From our perspective, one of the important lessons from the past month is that the typical cross-asset correlations that multi asset managers rely upon will be challenged for the foreseeable future. With governments engaged in significant spending and central banks deploying multiple measures to ensure this spending can be financed cheaply, we cannot expect government bonds to provide a diversifying source of returns to reduce equity risk in a multi asset portfolio. Until the pandemic is well behind us, we expect yields to move within a fairly tight range regardless of what equities may be doing, much as they did during World War II. While we were concerned that a day would come when low yields and anemic growth would push fiscal and monetary policy to coordinate and finance spending, we did not expect it to come as quickly as it did.

The elevated-but-stable level of the VIX will also pose a challenge in the near-term for investors looking to hedge their equity exposure by a long position in VIX futures.

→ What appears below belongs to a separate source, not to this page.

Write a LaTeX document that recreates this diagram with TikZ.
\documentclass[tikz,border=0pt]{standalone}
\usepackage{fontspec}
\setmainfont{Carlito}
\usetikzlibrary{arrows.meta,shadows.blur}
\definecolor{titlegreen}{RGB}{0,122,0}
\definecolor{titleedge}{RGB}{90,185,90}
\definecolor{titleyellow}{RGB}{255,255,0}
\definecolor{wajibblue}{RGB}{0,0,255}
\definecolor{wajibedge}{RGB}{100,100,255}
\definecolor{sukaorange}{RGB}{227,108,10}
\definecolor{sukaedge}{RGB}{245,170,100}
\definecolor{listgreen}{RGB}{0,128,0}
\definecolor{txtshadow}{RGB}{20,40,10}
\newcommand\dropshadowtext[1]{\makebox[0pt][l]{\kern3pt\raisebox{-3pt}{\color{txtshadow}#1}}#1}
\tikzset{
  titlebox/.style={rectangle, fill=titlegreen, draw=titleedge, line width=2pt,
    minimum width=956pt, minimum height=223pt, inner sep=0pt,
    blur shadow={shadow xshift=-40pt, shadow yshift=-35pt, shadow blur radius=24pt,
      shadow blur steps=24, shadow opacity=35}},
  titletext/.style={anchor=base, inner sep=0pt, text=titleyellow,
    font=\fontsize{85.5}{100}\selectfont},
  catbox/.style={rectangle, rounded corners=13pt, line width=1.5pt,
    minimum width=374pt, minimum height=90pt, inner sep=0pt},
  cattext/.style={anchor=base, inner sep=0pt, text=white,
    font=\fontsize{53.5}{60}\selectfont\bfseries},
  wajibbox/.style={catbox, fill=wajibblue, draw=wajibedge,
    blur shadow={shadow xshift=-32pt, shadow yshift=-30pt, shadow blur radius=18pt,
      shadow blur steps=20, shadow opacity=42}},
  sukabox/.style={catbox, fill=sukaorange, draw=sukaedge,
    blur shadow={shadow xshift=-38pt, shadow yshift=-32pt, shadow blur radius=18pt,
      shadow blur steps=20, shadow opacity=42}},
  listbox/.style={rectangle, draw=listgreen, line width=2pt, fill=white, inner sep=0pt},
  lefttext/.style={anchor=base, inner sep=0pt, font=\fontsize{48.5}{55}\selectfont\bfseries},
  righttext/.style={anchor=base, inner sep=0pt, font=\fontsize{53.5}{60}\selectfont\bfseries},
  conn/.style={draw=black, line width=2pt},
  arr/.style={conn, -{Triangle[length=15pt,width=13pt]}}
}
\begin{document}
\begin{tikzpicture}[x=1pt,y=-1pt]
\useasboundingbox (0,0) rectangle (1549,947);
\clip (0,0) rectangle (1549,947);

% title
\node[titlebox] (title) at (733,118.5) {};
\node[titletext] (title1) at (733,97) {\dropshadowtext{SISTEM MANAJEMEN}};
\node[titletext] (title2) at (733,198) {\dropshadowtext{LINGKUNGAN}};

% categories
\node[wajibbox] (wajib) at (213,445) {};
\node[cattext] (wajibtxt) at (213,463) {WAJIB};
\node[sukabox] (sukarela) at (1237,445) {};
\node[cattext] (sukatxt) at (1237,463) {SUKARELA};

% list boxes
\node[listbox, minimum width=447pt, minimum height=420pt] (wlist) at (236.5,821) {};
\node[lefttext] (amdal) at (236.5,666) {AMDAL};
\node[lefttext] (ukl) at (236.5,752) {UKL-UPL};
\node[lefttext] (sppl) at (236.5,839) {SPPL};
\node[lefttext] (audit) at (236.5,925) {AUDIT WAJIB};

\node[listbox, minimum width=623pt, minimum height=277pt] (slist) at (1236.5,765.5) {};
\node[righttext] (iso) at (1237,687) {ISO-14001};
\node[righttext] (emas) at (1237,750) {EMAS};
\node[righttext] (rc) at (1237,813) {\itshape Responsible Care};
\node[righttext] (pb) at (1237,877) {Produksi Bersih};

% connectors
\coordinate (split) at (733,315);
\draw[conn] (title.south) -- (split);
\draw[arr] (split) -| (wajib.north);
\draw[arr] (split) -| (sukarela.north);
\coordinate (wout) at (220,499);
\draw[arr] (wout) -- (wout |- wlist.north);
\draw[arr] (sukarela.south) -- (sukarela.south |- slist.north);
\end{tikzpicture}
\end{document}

With October, November, and December contracts all around 32, investors are expecting daily equity moves of over 2% for the next few months. While such moves are not uncommon, there would need to be a sustained downturn to make the current level of pricing attractive.

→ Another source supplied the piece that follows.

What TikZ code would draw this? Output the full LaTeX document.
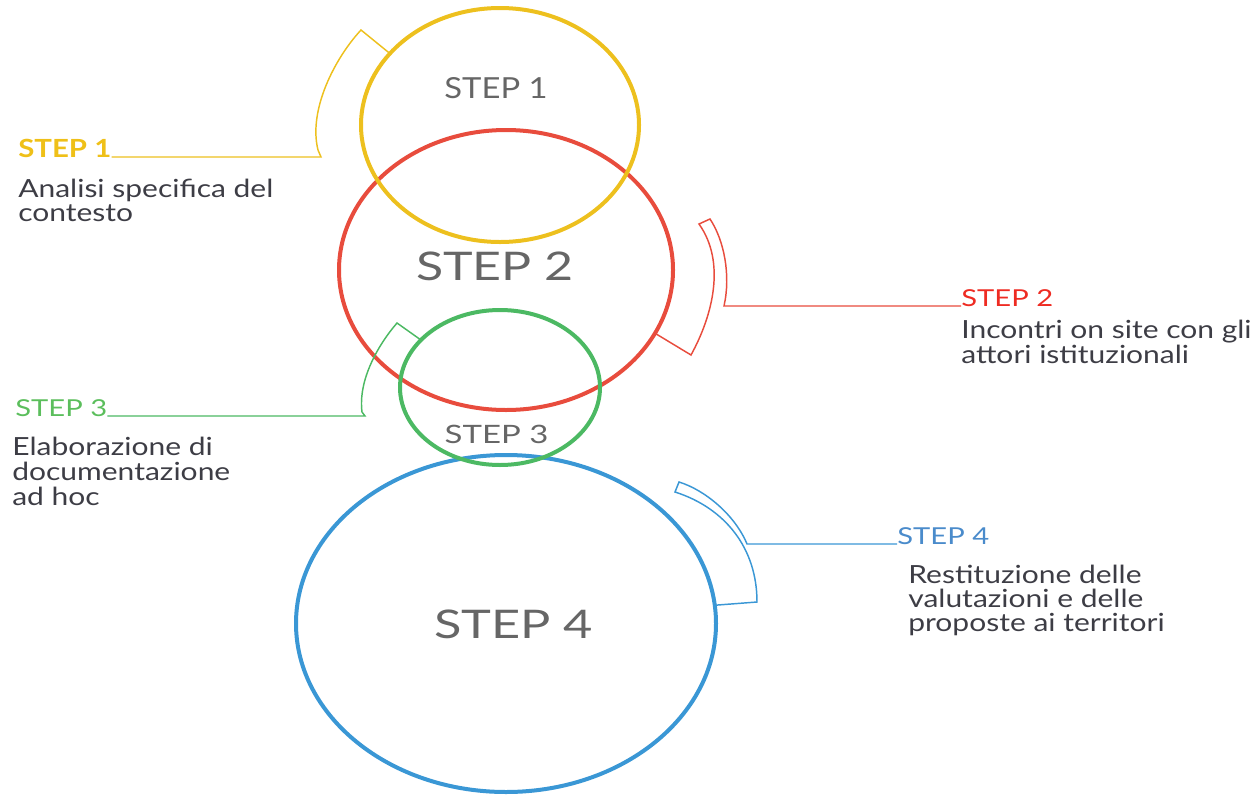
\documentclass[tikz,border=0pt]{standalone}
\usepackage{fontspec}
\setmainfont{Lato}
\usetikzlibrary{shapes.geometric}
\definecolor{cyel}{HTML}{EDC01E}
\definecolor{cred}{HTML}{E84C3D}
\definecolor{cgreen}{HTML}{4CB963}
\definecolor{cblue}{HTML}{3A97D5}
\definecolor{tyel}{HTML}{EFC018}
\definecolor{tred}{HTML}{EE2B22}
\definecolor{tgreen}{HTML}{5BBE5C}
\definecolor{tblue}{HTML}{4A8BCB}
\definecolor{ctext}{HTML}{666666}
\definecolor{btext}{HTML}{3D3D45}
\tikzset{
  ring/.style={draw, ellipse, line width=3pt, inner sep=0pt, outer sep=0pt},
  ringlabel/.style={text=ctext, inner sep=0pt, anchor=base},
  steplabel/.style={inner sep=0pt, anchor=base west, xscale=1.25, font=\fontsize{17.5pt}{20pt}\selectfont},
  desc/.style={text=btext, inner sep=0pt, align=left, anchor=base west, xscale=1.2,
    font=\fontsize{18.75pt}{17.5pt}\selectfont},
  bracket/.style={line width=1.1pt, line join=miter}
}
\begin{document}
\begin{tikzpicture}[x=0.75pt,y=-0.75pt]
\useasboundingbox (0,0) rectangle (1253,800);
% rings
\node[ring, cred, minimum width=250.5pt, minimum height=210pt] (c2) at (506,270) {};
\node[ring, cyel, minimum width=208.5pt, minimum height=175.5pt] (c1) at (500,125) {};
\node[ring, cblue, minimum width=315pt, minimum height=252.75pt] (c4) at (506,623.5) {};
\node[ring, cgreen, minimum width=150pt, minimum height=116.25pt] (c3) at (500,387.5) {};
% ring labels
\node[ringlabel, xscale=1.13, font=\fontsize{21.75pt}{24pt}\selectfont] (r1) at (496,98) {STEP 1};
\node[ringlabel, xscale=1.27, font=\fontsize{29.6pt}{32pt}\selectfont] (r2) at (495,280) {STEP 2};
\node[ringlabel, xscale=1.3, font=\fontsize{19pt}{24pt}\selectfont] (r3) at (496.5,443) {STEP 3};
\node[ringlabel, xscale=1.28, font=\fontsize{29.6pt}{32pt}\selectfont] (r4) at (513.5,638) {STEP 4};
% side labels
\node[steplabel, text=tyel, xscale=0.94, font=\fontsize{18.75pt}{20pt}\selectfont\bfseries] (s1) at (18,157) {STEP 1};
\node[desc] (d1) at (18,221) {Analisi specifica del\\contesto};
\node[steplabel, text=tred] (s2) at (961,306) {STEP 2};
\node[desc, font=\fontsize{18.75pt}{16.5pt}\selectfont] (d2) at (961,363) {Incontri on site con gli\\attori istituzionali};
\node[steplabel, text=tgreen] (s3) at (15,416) {STEP 3};
\node[desc, font=\fontsize{18.75pt}{18.75pt}\selectfont] (d3) at (12,505) {Elaborazione di\\documentazione\\ad hoc};
\node[steplabel, text=tblue] (s4) at (897,544) {STEP 4};
\node[desc, font=\fontsize{18.75pt}{18pt}\selectfont] (d4) at (908,631) {Restituzione delle\\valutazioni e delle\\proposte ai territori};
% brackets
\draw[bracket, cyel] (c1.147) -- (361,30) .. controls (335,58) and (308,110) .. (318,150) -- (321,157) -- (s1.base east);
\draw[bracket, cred] (c2.-23.6) -- (691,355) .. controls (713,315) and (726,262) .. (699,224) -- (710,219)
  .. controls (724,240) and (731,275) .. (724,306) -- (s2.base west);
\draw[bracket, cgreen] (c3.149.5) -- (397,323) .. controls (378,345) and (358,380) .. (362,412) -- (365,416) -- (s3.base east);
\draw[bracket, cblue] (c4.5.9) -- (757,602) .. controls (757,548) and (725,508) .. (675,492) -- (679,482)
  .. controls (705,490) and (735,515) .. (747,544) -- (s4.base west);
\end{tikzpicture}
\end{document}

In the land of the blind, the one-eyed man is king

In our view, currencies are a critical source of diversifying returns in this current environment of low yields and high volatility. From a strategic perspective, systematically harvesting the value premia embedded in currencies should provide an uncorrelated return stream. Indeed, the Barclays G10 FX Value index was up 1.1% in September and 8.2% on a year-to-date basis. From a tactical perspective, they can provide a useful source of alpha. As we discussed last week, the US dollar is in a particularly interesting spot where short-term factors are positive whereas the longer-term factors are negative. Indeed, it was supported by the market correction in September and rose against nearly all developed world peers (excluding the Japanese yen). However, against emerging market currencies, it could not hold its own: it fell -1.1% against the South African rand, -0.9% against the Chinese yuan, -1.3% against the Taiwanese dollar, and -1.5% against the Korean won. The case for Asian currencies against the US dollar is especially strong. The combination of negative real yields in the US, current account surpluses in some countries, and the direct and indirect impacts of the strong Chinese economic recovery on the rest of the region should support a broad basket of Asian currencies against the greenback.

Unigestion Nowcasting

World Growth Nowcaster

World Growth Nowcaster

World Inflation Nowcaster

World Inflation Nowcaster

Market Stress Nowcaster

Market Stress Nowcaster

Weekly Change

  • Our World Growth Nowcaster increased last week: an excellent batch of Japanese data helped, while most countries are now showing strong signs of normalisation. Our World Growth Nowcaster is now in positive territory.
  • Our World Inflation Nowcaster declined marginally last week, largely because US data has been down. Overall, inflation surprise risk is very low.
  • Last week, our Market Stress Nowcaster remained stable in spite of a volatile period. Liquidity improved while volatility and spreads remained higher.